▸ Instructions for the task:
Restate each line of the listing exactly, without carrying over any pictures.

[Plotting code records]
________________
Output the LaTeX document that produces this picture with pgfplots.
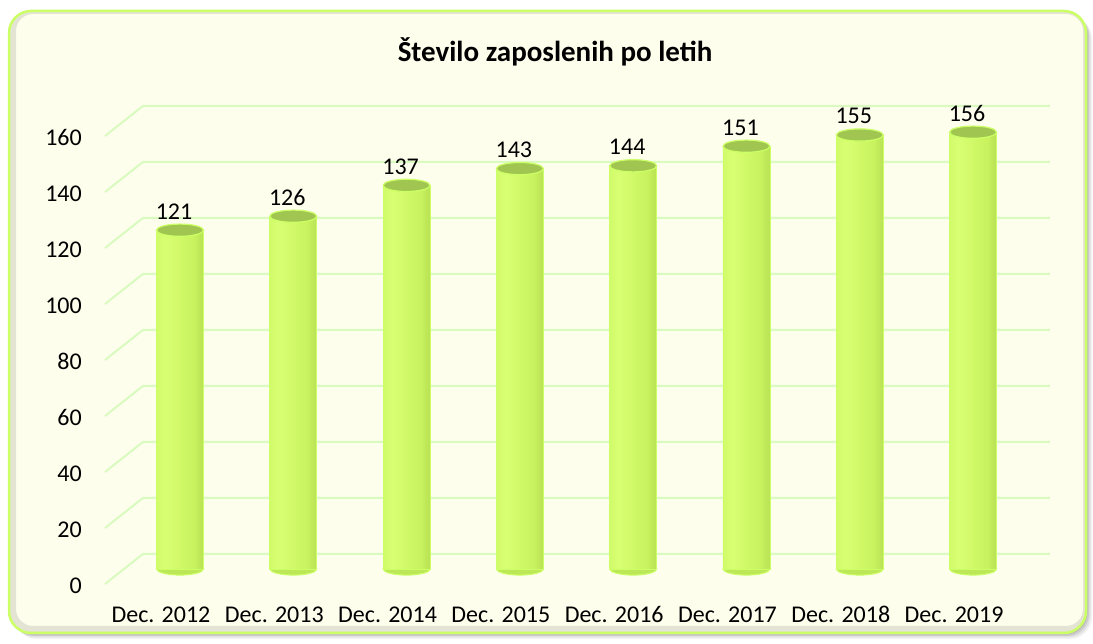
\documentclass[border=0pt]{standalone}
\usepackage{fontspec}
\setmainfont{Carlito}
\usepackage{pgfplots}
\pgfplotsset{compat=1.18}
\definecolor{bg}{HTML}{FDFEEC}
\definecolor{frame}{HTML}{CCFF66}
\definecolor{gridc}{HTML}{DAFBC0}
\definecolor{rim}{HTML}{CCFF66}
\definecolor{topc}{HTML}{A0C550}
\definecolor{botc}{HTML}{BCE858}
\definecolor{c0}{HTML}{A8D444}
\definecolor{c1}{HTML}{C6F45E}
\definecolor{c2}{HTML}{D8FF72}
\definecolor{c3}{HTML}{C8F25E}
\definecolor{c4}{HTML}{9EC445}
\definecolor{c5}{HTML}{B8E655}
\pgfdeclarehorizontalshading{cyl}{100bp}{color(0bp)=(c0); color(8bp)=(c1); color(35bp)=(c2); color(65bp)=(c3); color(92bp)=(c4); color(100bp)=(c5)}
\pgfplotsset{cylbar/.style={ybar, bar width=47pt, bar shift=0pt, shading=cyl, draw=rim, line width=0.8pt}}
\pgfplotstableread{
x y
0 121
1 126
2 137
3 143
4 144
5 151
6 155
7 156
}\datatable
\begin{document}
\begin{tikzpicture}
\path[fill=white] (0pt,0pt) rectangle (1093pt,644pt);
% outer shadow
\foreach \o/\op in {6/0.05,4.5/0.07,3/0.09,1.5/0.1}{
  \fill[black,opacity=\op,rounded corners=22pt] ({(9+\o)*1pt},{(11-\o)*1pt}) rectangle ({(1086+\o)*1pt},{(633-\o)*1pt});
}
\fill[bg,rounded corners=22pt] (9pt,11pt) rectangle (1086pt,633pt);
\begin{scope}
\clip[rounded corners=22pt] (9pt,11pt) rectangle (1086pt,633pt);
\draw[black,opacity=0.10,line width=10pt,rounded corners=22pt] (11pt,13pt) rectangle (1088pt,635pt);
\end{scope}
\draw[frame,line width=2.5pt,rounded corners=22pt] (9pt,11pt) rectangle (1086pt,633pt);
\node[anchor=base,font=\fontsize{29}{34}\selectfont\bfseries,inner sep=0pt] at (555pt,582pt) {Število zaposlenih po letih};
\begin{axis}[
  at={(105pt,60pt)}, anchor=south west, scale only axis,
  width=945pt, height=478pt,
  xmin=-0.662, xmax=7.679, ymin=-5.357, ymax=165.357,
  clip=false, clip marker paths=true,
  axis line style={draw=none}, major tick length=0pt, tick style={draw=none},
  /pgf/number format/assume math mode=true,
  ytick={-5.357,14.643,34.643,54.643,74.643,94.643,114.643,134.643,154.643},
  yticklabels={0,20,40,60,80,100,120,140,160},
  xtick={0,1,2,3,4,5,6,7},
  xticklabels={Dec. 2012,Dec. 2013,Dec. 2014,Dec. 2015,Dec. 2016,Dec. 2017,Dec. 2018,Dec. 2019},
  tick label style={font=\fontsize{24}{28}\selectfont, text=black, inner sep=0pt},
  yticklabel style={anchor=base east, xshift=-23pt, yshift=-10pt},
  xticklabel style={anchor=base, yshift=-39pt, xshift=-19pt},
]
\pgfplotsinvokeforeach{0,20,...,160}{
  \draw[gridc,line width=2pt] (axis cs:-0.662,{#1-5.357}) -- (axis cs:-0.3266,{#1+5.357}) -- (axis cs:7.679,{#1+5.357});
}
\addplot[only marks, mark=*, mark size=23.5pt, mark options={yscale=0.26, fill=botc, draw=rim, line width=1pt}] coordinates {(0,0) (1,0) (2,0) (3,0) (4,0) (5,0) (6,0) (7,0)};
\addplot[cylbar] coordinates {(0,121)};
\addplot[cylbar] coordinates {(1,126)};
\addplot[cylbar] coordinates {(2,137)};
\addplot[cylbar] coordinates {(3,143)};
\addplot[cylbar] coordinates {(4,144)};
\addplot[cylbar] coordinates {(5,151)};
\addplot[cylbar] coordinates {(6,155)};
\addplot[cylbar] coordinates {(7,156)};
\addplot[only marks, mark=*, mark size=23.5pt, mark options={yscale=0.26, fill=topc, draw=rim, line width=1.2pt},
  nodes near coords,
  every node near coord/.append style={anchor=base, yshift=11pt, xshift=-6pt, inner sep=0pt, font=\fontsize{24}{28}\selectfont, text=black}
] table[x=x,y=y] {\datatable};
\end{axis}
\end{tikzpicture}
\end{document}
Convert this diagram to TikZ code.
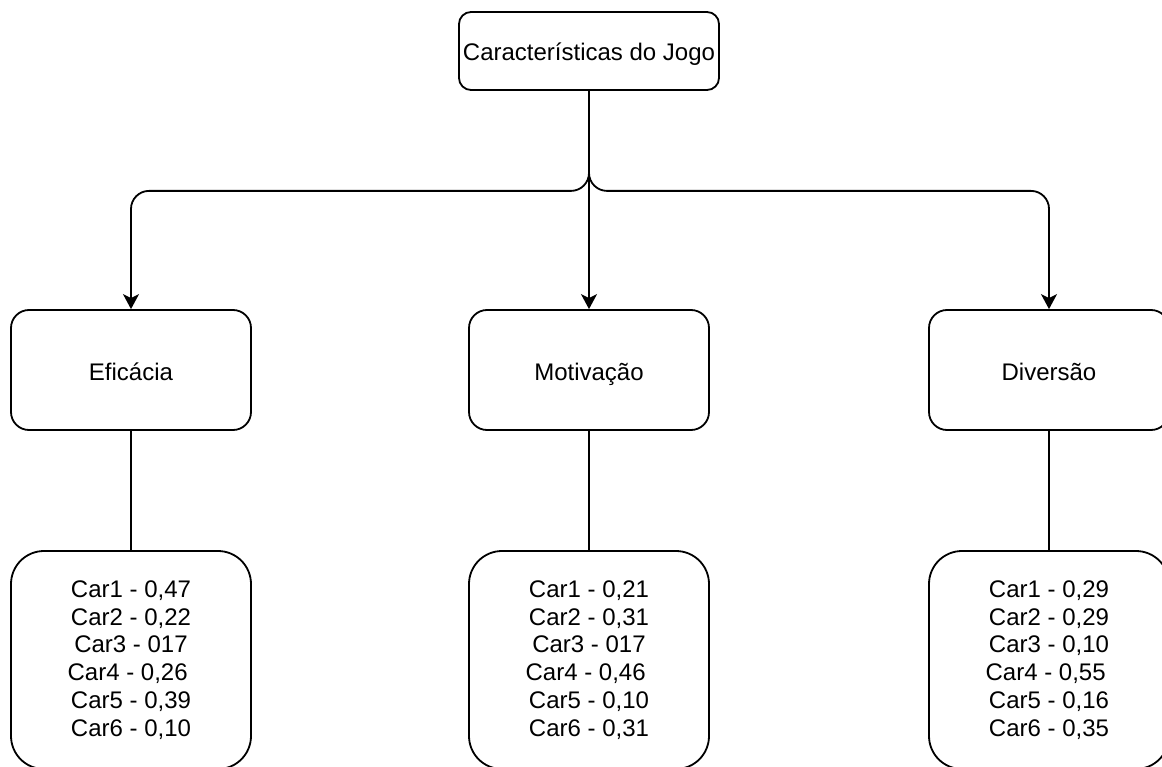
________________
▸ Output of the task:
Output the LaTeX document that produces this picture with pgfplots.
\documentclass[border=0pt]{standalone}
\usepackage{fontspec}
\setmainfont{Carlito}
\usepackage{pgfplots}
\pgfplotsset{compat=1.18}
\definecolor{bg}{HTML}{FDFEEC}
\definecolor{frame}{HTML}{CCFF66}
\definecolor{gridc}{HTML}{DAFBC0}
\definecolor{rim}{HTML}{CCFF66}
\definecolor{topc}{HTML}{A0C550}
\definecolor{botc}{HTML}{BCE858}
\definecolor{c0}{HTML}{A8D444}
\definecolor{c1}{HTML}{C6F45E}
\definecolor{c2}{HTML}{D8FF72}
\definecolor{c3}{HTML}{C8F25E}
\definecolor{c4}{HTML}{9EC445}
\definecolor{c5}{HTML}{B8E655}
\pgfdeclarehorizontalshading{cyl}{100bp}{color(0bp)=(c0); color(8bp)=(c1); color(35bp)=(c2); color(65bp)=(c3); color(92bp)=(c4); color(100bp)=(c5)}
\pgfplotsset{cylbar/.style={ybar, bar width=47pt, bar shift=0pt, shading=cyl, draw=rim, line width=0.8pt}}
\pgfplotstableread{
x y
0 121
1 126
2 137
3 143
4 144
5 151
6 155
7 156
}\datatable
\begin{document}
\begin{tikzpicture}
\path[fill=white] (0pt,0pt) rectangle (1093pt,644pt);
% outer shadow
\foreach \o/\op in {6/0.05,4.5/0.07,3/0.09,1.5/0.1}{
  \fill[black,opacity=\op,rounded corners=22pt] ({(9+\o)*1pt},{(11-\o)*1pt}) rectangle ({(1086+\o)*1pt},{(633-\o)*1pt});
}
\fill[bg,rounded corners=22pt] (9pt,11pt) rectangle (1086pt,633pt);
\begin{scope}
\clip[rounded corners=22pt] (9pt,11pt) rectangle (1086pt,633pt);
\draw[black,opacity=0.10,line width=10pt,rounded corners=22pt] (11pt,13pt) rectangle (1088pt,635pt);
\end{scope}
\draw[frame,line width=2.5pt,rounded corners=22pt] (9pt,11pt) rectangle (1086pt,633pt);
\node[anchor=base,font=\fontsize{29}{34}\selectfont\bfseries,inner sep=0pt] at (555pt,582pt) {Število zaposlenih po letih};
\begin{axis}[
  at={(105pt,60pt)}, anchor=south west, scale only axis,
  width=945pt, height=478pt,
  xmin=-0.662, xmax=7.679, ymin=-5.357, ymax=165.357,
  clip=false, clip marker paths=true,
  axis line style={draw=none}, major tick length=0pt, tick style={draw=none},
  /pgf/number format/assume math mode=true,
  ytick={-5.357,14.643,34.643,54.643,74.643,94.643,114.643,134.643,154.643},
  yticklabels={0,20,40,60,80,100,120,140,160},
  xtick={0,1,2,3,4,5,6,7},
  xticklabels={Dec. 2012,Dec. 2013,Dec. 2014,Dec. 2015,Dec. 2016,Dec. 2017,Dec. 2018,Dec. 2019},
  tick label style={font=\fontsize{24}{28}\selectfont, text=black, inner sep=0pt},
  yticklabel style={anchor=base east, xshift=-23pt, yshift=-10pt},
  xticklabel style={anchor=base, yshift=-39pt, xshift=-19pt},
]
\pgfplotsinvokeforeach{0,20,...,160}{
  \draw[gridc,line width=2pt] (axis cs:-0.662,{#1-5.357}) -- (axis cs:-0.3266,{#1+5.357}) -- (axis cs:7.679,{#1+5.357});
}
\addplot[only marks, mark=*, mark size=23.5pt, mark options={yscale=0.26, fill=botc, draw=rim, line width=1pt}] coordinates {(0,0) (1,0) (2,0) (3,0) (4,0) (5,0) (6,0) (7,0)};
\addplot[cylbar] coordinates {(0,121)};
\addplot[cylbar] coordinates {(1,126)};
\addplot[cylbar] coordinates {(2,137)};
\addplot[cylbar] coordinates {(3,143)};
\addplot[cylbar] coordinates {(4,144)};
\addplot[cylbar] coordinates {(5,151)};
\addplot[cylbar] coordinates {(6,155)};
\addplot[cylbar] coordinates {(7,156)};
\addplot[only marks, mark=*, mark size=23.5pt, mark options={yscale=0.26, fill=topc, draw=rim, line width=1.2pt},
  nodes near coords,
  every node near coord/.append style={anchor=base, yshift=11pt, xshift=-6pt, inner sep=0pt, font=\fontsize{24}{28}\selectfont, text=black}
] table[x=x,y=y] {\datatable};
\end{axis}
\end{tikzpicture}
\end{document}
Convert this diagram to TikZ code.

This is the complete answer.